Devletlerarası ve devlet içi çatışmaların büyük çoğunluğu bugün maalesef İslam Dünyası’nda gerçekleşiyor. İİT Şartı’nda yer alan ve Teşkilat’a yüklenen ‘çatışmaların çözülmesi’ fonksiyonu maalesef bazı kriz bölgeleri için ‘temas grubu’ kurmaktan öte bir inisiyatife dönüşemiyor. Oysa İİT, barışı inşa etme, çatışmaları önleme, çatışmaların çözülmesi ve çatışma sonrası rehabilitasyon faaliyetlerinde ve insani diplomasi sahasında öncü ve merkezi bir rol üstlenmeli.
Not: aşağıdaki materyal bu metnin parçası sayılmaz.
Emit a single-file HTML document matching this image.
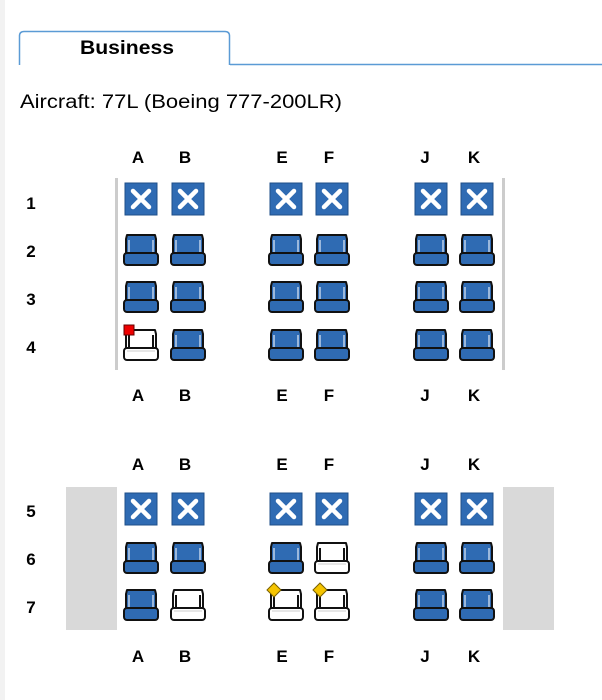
<!DOCTYPE html>
<html><head><style>
body{margin:0;width:602px;height:700px;background:#fff;font-family:"Liberation Sans",Arial,sans-serif;overflow:hidden;position:relative}
</style></head><body>
<svg width="602" height="700" xmlns="http://www.w3.org/2000/svg" style="position:absolute;left:0;top:0" font-family="Liberation Sans, Arial, sans-serif">
<defs>
<g id="x">
<rect x="-16" y="-16" width="32" height="32" fill="#2f6bb3" stroke="#1f4f8a" stroke-width="1"/>
<path d="M-8,-8 L8,8 M8,-8 L-8,8" stroke="#fff" stroke-width="4.5" stroke-linecap="round"/>
</g>
<g id="c">
<path d="M-14,-15 L14,-15 L15,-11 L15,5 L-15,5 L-15,-11 Z" fill="#2f6bb3" stroke="#111" stroke-width="2" stroke-linejoin="round"/>
<line x1="-12" y1="-10" x2="-12" y2="4" stroke="#9bb8dc" stroke-width="2"/>
<line x1="12" y1="-10" x2="12" y2="4" stroke="#9bb8dc" stroke-width="2"/>
<rect x="-17" y="3" width="34" height="12" rx="3" fill="#2f6bb3" stroke="#111" stroke-width="2"/>
</g>
<g id="w">
<path d="M-14,-15 L14,-15 L15,-11 L15,5 L-15,5 L-15,-11 Z" fill="#fff" stroke="#111" stroke-width="2" stroke-linejoin="round"/>
<line x1="-12" y1="-10" x2="-12" y2="4" stroke="#111" stroke-width="2"/>
<line x1="12" y1="-10" x2="12" y2="4" stroke="#111" stroke-width="2"/>
<rect x="-17" y="3" width="34" height="12" rx="3" fill="#fff" stroke="#111" stroke-width="2"/>
<line x1="-14" y1="6" x2="14" y2="6" stroke="#ccc" stroke-width="1"/>
</g>
</defs>
<rect x="0" y="0" width="5" height="700" fill="#f2f2f2"/>
<!-- tab -->
<line x1="230" y1="64.5" x2="602" y2="64.5" stroke="#5b9bd5" stroke-width="1.5"/>
<path d="M19.5,65 L19.5,36 Q19.5,31.5 24,31.5 L225,31.5 Q229.5,31.5 229.5,36 L229.5,65" fill="#fff" stroke="#5b9bd5" stroke-width="1.5"/>
<text x="80" y="54" font-size="19" font-weight="bold" fill="#000" textLength="94" lengthAdjust="spacingAndGlyphs">Business</text>
<text x="20" y="108" font-size="19" fill="#000" textLength="322" lengthAdjust="spacingAndGlyphs">Aircraft: 77L (Boeing 777-200LR)</text>
<g font-size="17" font-weight="bold" text-anchor="middle" fill="#000">
<text x="138" y="163">A</text><text x="185" y="163">B</text><text x="282" y="163">E</text><text x="329" y="163">F</text><text x="425" y="163">J</text><text x="474" y="163">K</text>
<text x="138" y="401">A</text><text x="185" y="401">B</text><text x="282" y="401">E</text><text x="329" y="401">F</text><text x="425" y="401">J</text><text x="474" y="401">K</text>
<text x="138" y="470">A</text><text x="185" y="470">B</text><text x="282" y="470">E</text><text x="329" y="470">F</text><text x="425" y="470">J</text><text x="474" y="470">K</text>
<text x="138" y="662">A</text><text x="185" y="662">B</text><text x="282" y="662">E</text><text x="329" y="662">F</text><text x="425" y="662">J</text><text x="474" y="662">K</text>
<text x="31" y="209">1</text><text x="31" y="257">2</text><text x="31" y="305">3</text><text x="31" y="353">4</text>
<text x="31" y="517">5</text><text x="31" y="565">6</text><text x="31" y="613">7</text>
</g>
<rect x="115" y="178" width="3" height="192" fill="#ccc"/>
<rect x="502" y="178" width="3" height="192" fill="#ccc"/>
<rect x="66" y="487" width="51" height="143" fill="#d9d9d9"/>
<rect x="503" y="487" width="51" height="143" fill="#d9d9d9"/>
<use href="#x" x="141" y="199"/><use href="#x" x="188" y="199"/><use href="#x" x="286" y="199"/><use href="#x" x="332" y="199"/><use href="#x" x="431" y="199"/><use href="#x" x="477" y="199"/>
<use href="#c" x="141" y="250"/><use href="#c" x="188" y="250"/><use href="#c" x="286" y="250"/><use href="#c" x="332" y="250"/><use href="#c" x="431" y="250"/><use href="#c" x="477" y="250"/>
<use href="#c" x="141" y="297"/><use href="#c" x="188" y="297"/><use href="#c" x="286" y="297"/><use href="#c" x="332" y="297"/><use href="#c" x="431" y="297"/><use href="#c" x="477" y="297"/>
<use href="#w" x="141" y="345"/><use href="#c" x="188" y="345"/><use href="#c" x="286" y="345"/><use href="#c" x="332" y="345"/><use href="#c" x="431" y="345"/><use href="#c" x="477" y="345"/>
<rect x="124" y="325" width="10" height="10" fill="#e00" stroke="#600" stroke-width="1"/>
<use href="#x" x="141" y="509"/><use href="#x" x="188" y="509"/><use href="#x" x="286" y="509"/><use href="#x" x="332" y="509"/><use href="#x" x="431" y="509"/><use href="#x" x="477" y="509"/>
<use href="#c" x="141" y="558"/><use href="#c" x="188" y="558"/><use href="#c" x="286" y="558"/><use href="#w" x="332" y="558"/><use href="#c" x="431" y="558"/><use href="#c" x="477" y="558"/>
<use href="#c" x="141" y="605"/><use href="#w" x="188" y="605"/><use href="#w" x="286" y="605"/><use href="#w" x="332" y="605"/><use href="#c" x="431" y="605"/><use href="#c" x="477" y="605"/>
<path d="M274,583 L281,590 L274,597 L267,590 Z" fill="#f5c400" stroke="#7a6000" stroke-width="1"/>
<path d="M320,583 L327,590 L320,597 L313,590 Z" fill="#f5c400" stroke="#7a6000" stroke-width="1"/>
</svg>
</body></html>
20. yüzyılın ikinci yarısında İslam ülkelerinin Keşmir, Moro ve Kıbrıs gibi kriz bölgelerini taşıdığı ve Batı’nın çifte standartlarını gündeme getirdiği bir platform olan İİT’den bugün daha dışa açık, proaktif, çözüm üreten, kapsayıcı bir yaklaşım beklenmekte. Filistin’den Keşmir’e, Darfur’dan Doğu Türkistan’a, Orta Afrika’dan Moro’ya, Patani’den Arakan’a, Dağlık Karabağ’dan Batı Sahra’ya, Suriye’den Irak’a birçok krizde İİT’nin etkin inisiyatifler alabilmesi için güçlü bir irade ve ortak bir aklın Teşkilat’ı yönlendirmesi şart.  Bu anlamda, Türkiye’de kurulacak ve sadece bu sahada çalışma yapacak uluslararası bir araştırma merkezinin, kriz bölgelerinin nabzını tutan, saha taraması yapan bir fonksiyonla sürekli rapor üretmesi siyaset üreten karar alıcılar için ve bu bölgelere yönelik faaliyetler yapan kurumlar için de stratejik planlama yapma noktasında yol gösterici olacaktır.
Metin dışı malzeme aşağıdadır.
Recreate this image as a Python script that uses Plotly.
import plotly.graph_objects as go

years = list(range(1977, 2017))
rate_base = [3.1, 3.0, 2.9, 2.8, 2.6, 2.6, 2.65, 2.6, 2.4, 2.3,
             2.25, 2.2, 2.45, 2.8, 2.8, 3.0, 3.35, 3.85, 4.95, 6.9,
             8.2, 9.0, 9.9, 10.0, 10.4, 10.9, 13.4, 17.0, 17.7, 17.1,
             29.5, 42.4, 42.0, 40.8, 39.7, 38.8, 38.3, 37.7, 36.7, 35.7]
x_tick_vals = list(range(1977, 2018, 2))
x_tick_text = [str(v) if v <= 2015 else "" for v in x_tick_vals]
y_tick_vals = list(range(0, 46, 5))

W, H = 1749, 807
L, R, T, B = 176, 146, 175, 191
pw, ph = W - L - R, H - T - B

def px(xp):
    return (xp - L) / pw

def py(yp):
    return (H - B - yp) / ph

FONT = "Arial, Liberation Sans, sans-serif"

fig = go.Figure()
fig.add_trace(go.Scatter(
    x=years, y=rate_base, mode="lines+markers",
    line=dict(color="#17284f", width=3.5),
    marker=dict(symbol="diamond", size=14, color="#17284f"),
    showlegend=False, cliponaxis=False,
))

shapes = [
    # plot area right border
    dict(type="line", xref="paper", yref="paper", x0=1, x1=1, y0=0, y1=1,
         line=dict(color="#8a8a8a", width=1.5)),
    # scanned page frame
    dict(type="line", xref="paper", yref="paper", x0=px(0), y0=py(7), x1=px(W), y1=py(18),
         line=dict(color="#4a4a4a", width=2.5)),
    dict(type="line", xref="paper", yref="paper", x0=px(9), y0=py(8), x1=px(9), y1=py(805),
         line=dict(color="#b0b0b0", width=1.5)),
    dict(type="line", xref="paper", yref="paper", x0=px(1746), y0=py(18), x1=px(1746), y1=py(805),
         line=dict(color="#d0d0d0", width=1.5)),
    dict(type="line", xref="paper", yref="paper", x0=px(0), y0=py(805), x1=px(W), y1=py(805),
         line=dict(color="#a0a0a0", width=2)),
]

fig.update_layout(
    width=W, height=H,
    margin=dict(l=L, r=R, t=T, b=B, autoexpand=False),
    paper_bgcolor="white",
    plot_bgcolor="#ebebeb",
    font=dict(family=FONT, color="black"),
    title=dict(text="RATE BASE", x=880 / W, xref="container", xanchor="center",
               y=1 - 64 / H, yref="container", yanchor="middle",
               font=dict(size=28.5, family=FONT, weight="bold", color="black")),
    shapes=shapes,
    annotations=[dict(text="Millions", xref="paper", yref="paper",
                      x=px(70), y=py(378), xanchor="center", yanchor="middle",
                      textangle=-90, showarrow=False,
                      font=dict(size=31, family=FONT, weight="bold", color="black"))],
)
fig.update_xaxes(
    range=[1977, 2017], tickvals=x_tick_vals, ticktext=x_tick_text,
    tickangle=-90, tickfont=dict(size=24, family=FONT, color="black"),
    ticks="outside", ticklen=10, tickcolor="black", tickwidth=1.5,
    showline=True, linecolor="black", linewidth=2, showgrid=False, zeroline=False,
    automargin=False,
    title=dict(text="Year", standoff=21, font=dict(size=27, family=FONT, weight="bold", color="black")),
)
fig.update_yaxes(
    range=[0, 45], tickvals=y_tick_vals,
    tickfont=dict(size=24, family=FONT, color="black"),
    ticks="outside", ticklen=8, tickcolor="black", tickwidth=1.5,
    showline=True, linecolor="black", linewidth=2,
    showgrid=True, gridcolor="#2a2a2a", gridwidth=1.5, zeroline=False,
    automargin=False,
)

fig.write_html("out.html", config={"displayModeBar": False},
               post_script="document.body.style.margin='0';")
İİT’nin stratejik bir zihniyetle ve müttefik ve müttehit bir iradeyle İslam Dünyası’nın meselelerine çözüm üretebilmesi bilhassa Teşkilat’ın büyük üyeleri arasındaki ihtilafların giderilmesi gerekiyor. Bilhassa Kahire, Ankara, Riyad, İslamabad, Jakarta gibi başkentlerdeki meşruiyet ve istikrar doğrudan İİT’nin politikalarına da yansıyacaktır.

İki milyara yakın nüfusuyla dünyanın yüzde 27’sini teşkil eden İslam ülkelerinin dünya ekonomisindeki payı sadece yüzde 7.2. Ülkelerin dış ticaretlerinin sadece yüzde16’sı İİT üyeleriyle ve en az gelişmiş 42 ülkenin yarısı İslam ülkesi.
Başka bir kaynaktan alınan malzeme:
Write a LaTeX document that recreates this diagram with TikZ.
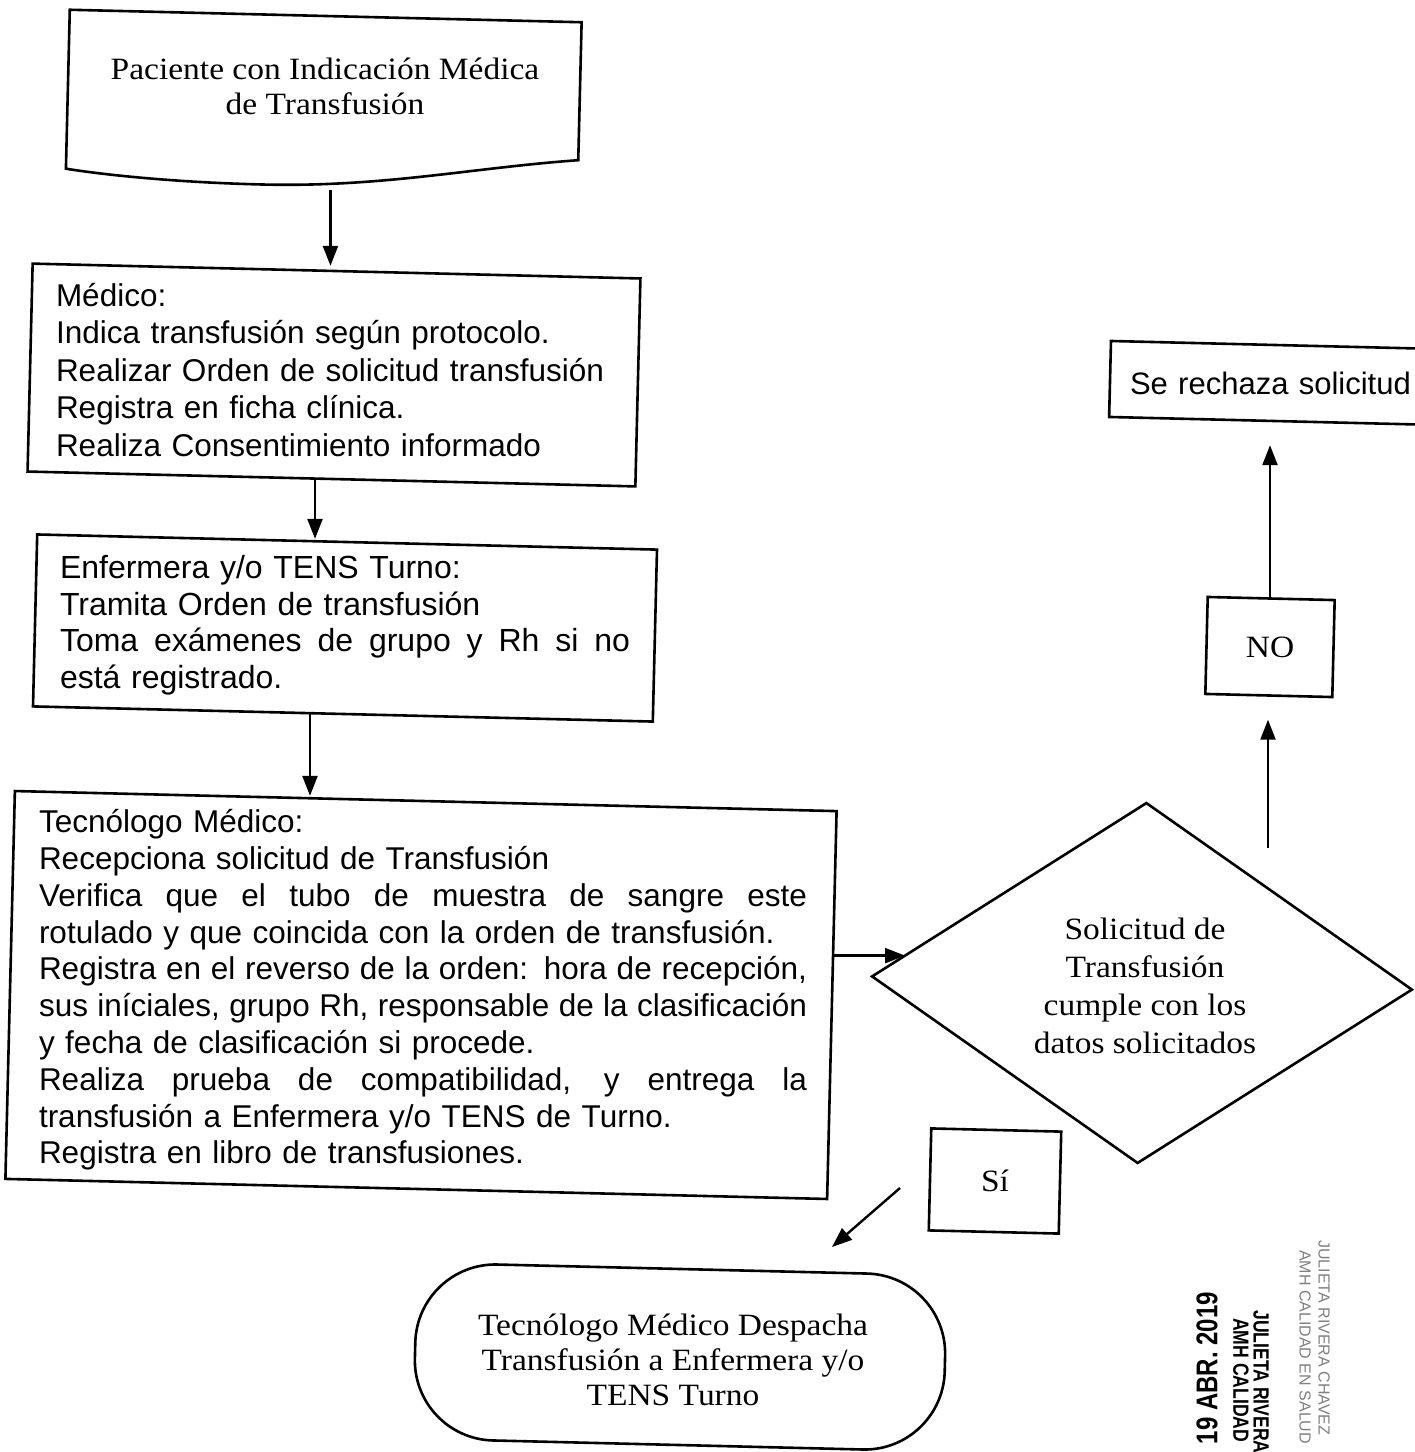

Ekonomik kapasiteyle birlikte ekonomik işbirliğinin, siyasi meşruiyetle birlikte siyasi istikrarın ve sosyo-kültürel kalkınma ile birlikte kültürel işbirliğinin, askeri kapasiteyle beraber askeri ittifakın maksimize edilmesiyle ancak ‘işbirliğinden birliğe’ doğru bir dönüşüm seyri yakalanabilir.

İslam İşbirliği Teşkilatı (İİT)’nin etkinliğinin arttırılması İslam Dünyası için bir tercih olmaktan ziyade zorunluluk. Türkiye’nin dönem başkanlığını devraldığı 13. İslam Zirvesi, Türkiye kararlı ve proaktif adımlar atarsa Teşkilat’ın misyonuna uygun bir hüviyete bürünmesi için milat olabilir.